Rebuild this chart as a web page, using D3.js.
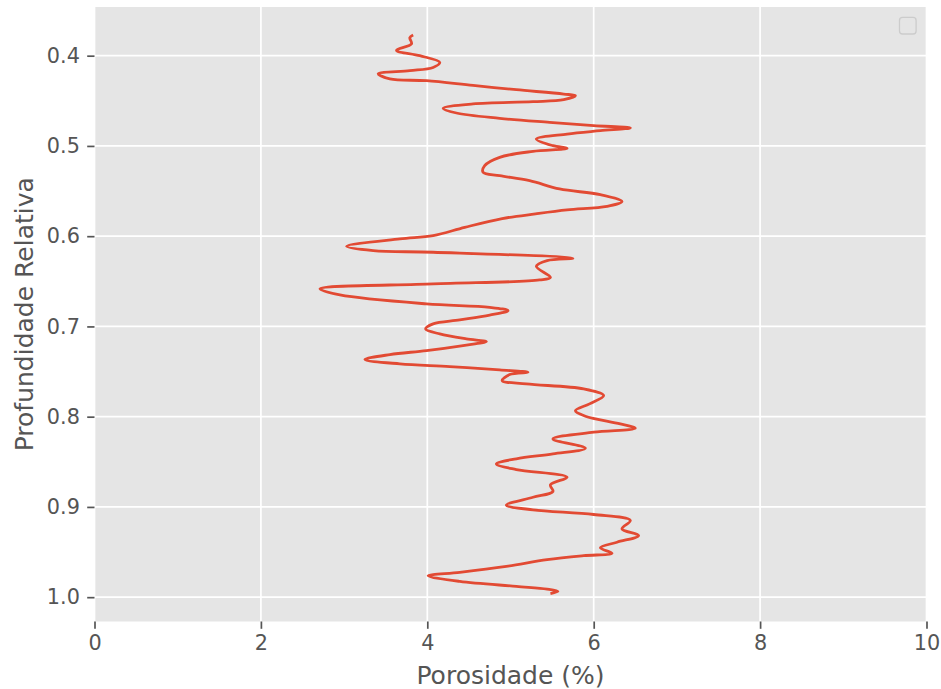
<!DOCTYPE html>
<html>
<head>
<meta charset="utf-8">
<script src="https://cdn.jsdelivr.net/npm/d3@7"></script>
<style>
body{margin:0;background:#fff;}
text{font-family:"DejaVu Sans",sans-serif;}
</style>
</head>
<body>
<script>
// values (top to bottom)
let depth = [0.377,0.380,0.387,0.394,0.400,0.4074,0.413,0.4166,0.420,0.4258,0.4277,0.433,0.4377,0.4425,0.4443,0.4487,0.451,0.4535,0.4583,0.4635,
  0.4694,0.4739,0.4775,0.480,0.4831,0.4868,0.4923,0.4997,0.5027,0.506,0.5126,0.5218,0.5292,0.5329,0.5385,0.5477,0.554,0.5617,0.5669,0.5709,
  0.5753,0.5805,0.5902,0.5994,0.603,0.6112,0.616,0.6178,0.6245,0.627,0.6334,0.6456,0.6485,0.6529,0.6584,0.6651,0.675,0.6788,0.6825,0.6875,
  0.6928,0.6972,0.7028,0.7083,0.7138,0.7168,0.7212,0.7268,0.7312,0.7367,0.7415,0.7445,0.7482,0.7508,0.7533,0.760,0.7637,0.7692,0.7766,0.7858,
  0.7935,0.7995,0.808,0.8128,0.8172,0.8246,0.835,0.8412,0.8467,0.8523,0.8586,0.8671,0.8755,0.8829,0.8893,0.898,0.9032,0.9084,0.915,0.9243,
  0.9317,0.9391,0.9453,0.9513,0.954,0.9585,0.9659,0.9725,0.9762,0.9825,0.988,0.991,0.9935,0.996];
let porosity = [3.83,3.79,3.81,3.63,3.91,4.15,4.07,3.79,3.41,3.55,3.99,4.55,5.07,5.64,5.78,5.64,5.27,4.55,4.19,4.35,
  4.87,5.47,6.00,6.44,6.08,5.68,5.31,5.51,5.68,5.27,4.87,4.69,4.67,4.87,5.23,5.59,6.08,6.34,6.16,5.68,
  5.30,4.90,4.45,4.07,3.67,3.03,3.35,4.07,5.75,5.44,5.31,5.48,5.35,4.07,2.71,2.95,3.99,4.75,4.97,4.75,
  4.39,4.07,3.98,4.15,4.47,4.71,4.43,3.99,3.55,3.25,3.67,4.27,4.87,5.21,4.99,4.90,5.19,5.88,6.12,5.95,
  5.78,5.90,6.32,6.50,6.00,5.51,5.90,5.51,5.07,4.83,5.07,5.68,5.48,5.51,5.27,4.95,5.27,6.00,6.44,6.34,
  6.54,6.28,6.08,6.22,5.88,5.44,4.95,4.39,4.01,4.39,5.07,5.44,5.57,5.48];
let xTicks = [0,2,4,6,8,10];
let yTicks = [0.4,0.5,0.6,0.7,0.8,0.9,1.0];
let xLabel = 'Porosidade (%)', yLabel = 'Profundidade Relativa';

// setup svg
let width = 941, height = 689;
let svg = d3.select('body').append('svg').attr('width',width).attr('height',height);
let pLeft = 94.5, pRight = 926.5, pTop = 7, pBottom = 621.5;

// scales (y like matplotlib autoscale with 5% margin, inverted)
let ext = d3.extent(depth), pad = (ext[1]-ext[0])*0.05;
let x = d3.scaleLinear().domain([0,10]).range([pLeft,pRight]);
let y = d3.scaleLinear().domain([ext[0]-pad, ext[1]+pad]).range([pTop,pBottom]);

// background + grid
svg.append('rect').attr('x',pLeft).attr('y',pTop).attr('width',pRight-pLeft).attr('height',pBottom-pTop).attr('fill','#e5e5e5');
let grid = svg.append('g');
grid.selectAll('.gx').data(xTicks).join('line').attr('x1',d=>x(d)).attr('x2',d=>x(d)).attr('y1',pTop).attr('y2',pBottom)
  .attr('stroke','#fff').attr('stroke-width',1.7);
grid.selectAll('.gy').data(yTicks).join('line').attr('y1',d=>y(d)).attr('y2',d=>y(d)).attr('x1',pLeft).attr('x2',pRight)
  .attr('stroke','#fff').attr('stroke-width',1.7);

// axes
let xAxis = svg.append('g').attr('transform',`translate(0,${pBottom})`)
  .call(d3.axisBottom(x).tickValues(xTicks).tickFormat(d3.format('d')).tickSize(7.3).tickPadding(6.5));
let yAxis = svg.append('g').attr('transform',`translate(${pLeft},0)`)
  .call(d3.axisLeft(y).tickValues(yTicks).tickFormat(d3.format('.1f')).tickSize(7.3).tickPadding(7.3));
[xAxis,yAxis].forEach(a=>{
  a.select('.domain').remove();
  a.selectAll('line').attr('stroke','#555').attr('stroke-width',1.7);
  a.selectAll('text').attr('fill','#555').style('font-size','20.8px').style('font-family','"DejaVu Sans",sans-serif');
});

// the line, lightly smoothed
let line = d3.line().x(d=>x(d[1])).y(d=>y(d[0])).curve(d3.curveCatmullRom.alpha(0.5));
svg.append('path').datum(depth.map((d,i)=>[d,porosity[i]])).attr('d',line)
  .attr('fill','none').attr('stroke','#E24A33').attr('stroke-width',2.8).attr('stroke-linejoin','round');

// empty legend box
svg.append('rect').attr('x',899.5).attr('y',17.4).attr('width',16.6).attr('height',16.6).attr('rx',3)
  .attr('fill','#e5e5e5').attr('fill-opacity',0.8).attr('stroke','#cccccc').attr('stroke-width',1.3);

// labels
svg.append('text').attr('x',(pLeft+pRight)/2).attr('y',684).attr('text-anchor','middle')
  .attr('fill','#555').style('font-size','25px').text(xLabel);
svg.append('text').attr('transform',`translate(32.8,${(pTop+pBottom)/2}) rotate(-90)`).attr('text-anchor','middle')
  .attr('fill','#555').style('font-size','25px').text(yLabel);
</script>
</body>
</html>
§ §
Copy exactly the lines running from the beginning of the listing through the line that has "let xLabel = 'Porosidade". Drop the pictures.

Rebuild this chart as a web page, using D3.js.
<!DOCTYPE html>
<html>
<head>
<meta charset="utf-8">
<script src="https://cdn.jsdelivr.net/npm/d3@7"></script>
<style>
body{margin:0;background:#fff;}
text{font-family:"DejaVu Sans",sans-serif;}
</style>
</head>
<body>
<script>
// values (top to bottom)
let depth = [0.377,0.380,0.387,0.394,0.400,0.4074,0.413,0.4166,0.420,0.4258,0.4277,0.433,0.4377,0.4425,0.4443,0.4487,0.451,0.4535,0.4583,0.4635,
  0.4694,0.4739,0.4775,0.480,0.4831,0.4868,0.4923,0.4997,0.5027,0.506,0.5126,0.5218,0.5292,0.5329,0.5385,0.5477,0.554,0.5617,0.5669,0.5709,
  0.5753,0.5805,0.5902,0.5994,0.603,0.6112,0.616,0.6178,0.6245,0.627,0.6334,0.6456,0.6485,0.6529,0.6584,0.6651,0.675,0.6788,0.6825,0.6875,
  0.6928,0.6972,0.7028,0.7083,0.7138,0.7168,0.7212,0.7268,0.7312,0.7367,0.7415,0.7445,0.7482,0.7508,0.7533,0.760,0.7637,0.7692,0.7766,0.7858,
  0.7935,0.7995,0.808,0.8128,0.8172,0.8246,0.835,0.8412,0.8467,0.8523,0.8586,0.8671,0.8755,0.8829,0.8893,0.898,0.9032,0.9084,0.915,0.9243,
  0.9317,0.9391,0.9453,0.9513,0.954,0.9585,0.9659,0.9725,0.9762,0.9825,0.988,0.991,0.9935,0.996];
let porosity = [3.83,3.79,3.81,3.63,3.91,4.15,4.07,3.79,3.41,3.55,3.99,4.55,5.07,5.64,5.78,5.64,5.27,4.55,4.19,4.35,
  4.87,5.47,6.00,6.44,6.08,5.68,5.31,5.51,5.68,5.27,4.87,4.69,4.67,4.87,5.23,5.59,6.08,6.34,6.16,5.68,
  5.30,4.90,4.45,4.07,3.67,3.03,3.35,4.07,5.75,5.44,5.31,5.48,5.35,4.07,2.71,2.95,3.99,4.75,4.97,4.75,
  4.39,4.07,3.98,4.15,4.47,4.71,4.43,3.99,3.55,3.25,3.67,4.27,4.87,5.21,4.99,4.90,5.19,5.88,6.12,5.95,
  5.78,5.90,6.32,6.50,6.00,5.51,5.90,5.51,5.07,4.83,5.07,5.68,5.48,5.51,5.27,4.95,5.27,6.00,6.44,6.34,
  6.54,6.28,6.08,6.22,5.88,5.44,4.95,4.39,4.01,4.39,5.07,5.44,5.57,5.48];
let xTicks = [0,2,4,6,8,10];
let yTicks = [0.4,0.5,0.6,0.7,0.8,0.9,1.0];
let xLabel = 'Porosidade (%)', yLabel = 'Profundidade Relativa';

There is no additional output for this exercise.